The problem I have is that default ulimits defined in the compute node OS image are overridden by Slurm and somehow changes in slurm.conf does not resolve the problem.
This is specifically about max memory size, but the same issue applies to stack size and user processes as well.
From the head node or from one of the compute nodes if I bypass slurm: max memory size (kbytes, -m) unlimited
But going through salloc / sbatch it becomes: max memory size (kbytes, -m) 1024
As an initial attempt I tried setting `PropagateResourceLimitsExcept=NONE` but it didn't help.

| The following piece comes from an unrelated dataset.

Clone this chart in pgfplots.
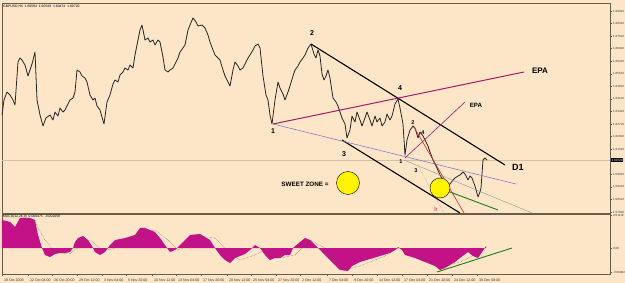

Then I tried `PropagateResourceLimits=ALL` also with no luck.
So in theory PropagateResourceLimits should propagate all limits, but I'm not sure if that's really the case.
I'm open to suggestions,
Fatih Ertinaz
Note: Slurm version is 24.05.1 OS is SLES SP5
Hi Fatih,
There are some discussions of limits in these Wiki pages, maybe you'll find it useful?
https://wiki.fysik.dtu.dk/Niflheim_system/Slurm_configuration/#job-limits https://wiki.fysik.dtu.dk/Niflheim_system/Slurm_configuration/#slurmd-system...
/Ole
On 1/30/25 21:31, Fatih Ertinaz via slurm-users wrote:
Hi everyone,
I saw similar discussions in the archives, however I could not see a clear explanation therefore decided to open up a new thread.
The problem I have is that default ulimits defined in the compute node OS image are overridden by Slurm and somehow changes in slurm.conf does not resolve the problem.
This is specifically about max memory size, but the same issue applies to stack size and user processes as well.
From the head node or from one of the compute nodes if I bypass slurm: max memory size (kbytes, -m) unlimited
But going through salloc / sbatch it becomes: max memory size (kbytes, -m) 1024
As an initial attempt I tried setting `PropagateResourceLimitsExcept=NONE` but it didn't help. Then I tried `PropagateResourceLimits=ALL` also with no luck.
So in theory PropagateResourceLimits should propagate all limits, but I'm not sure if that's really the case.
I'm open to suggestions,
Fatih Ertinaz
Note: Slurm version is 24.05.1 OS is SLES SP5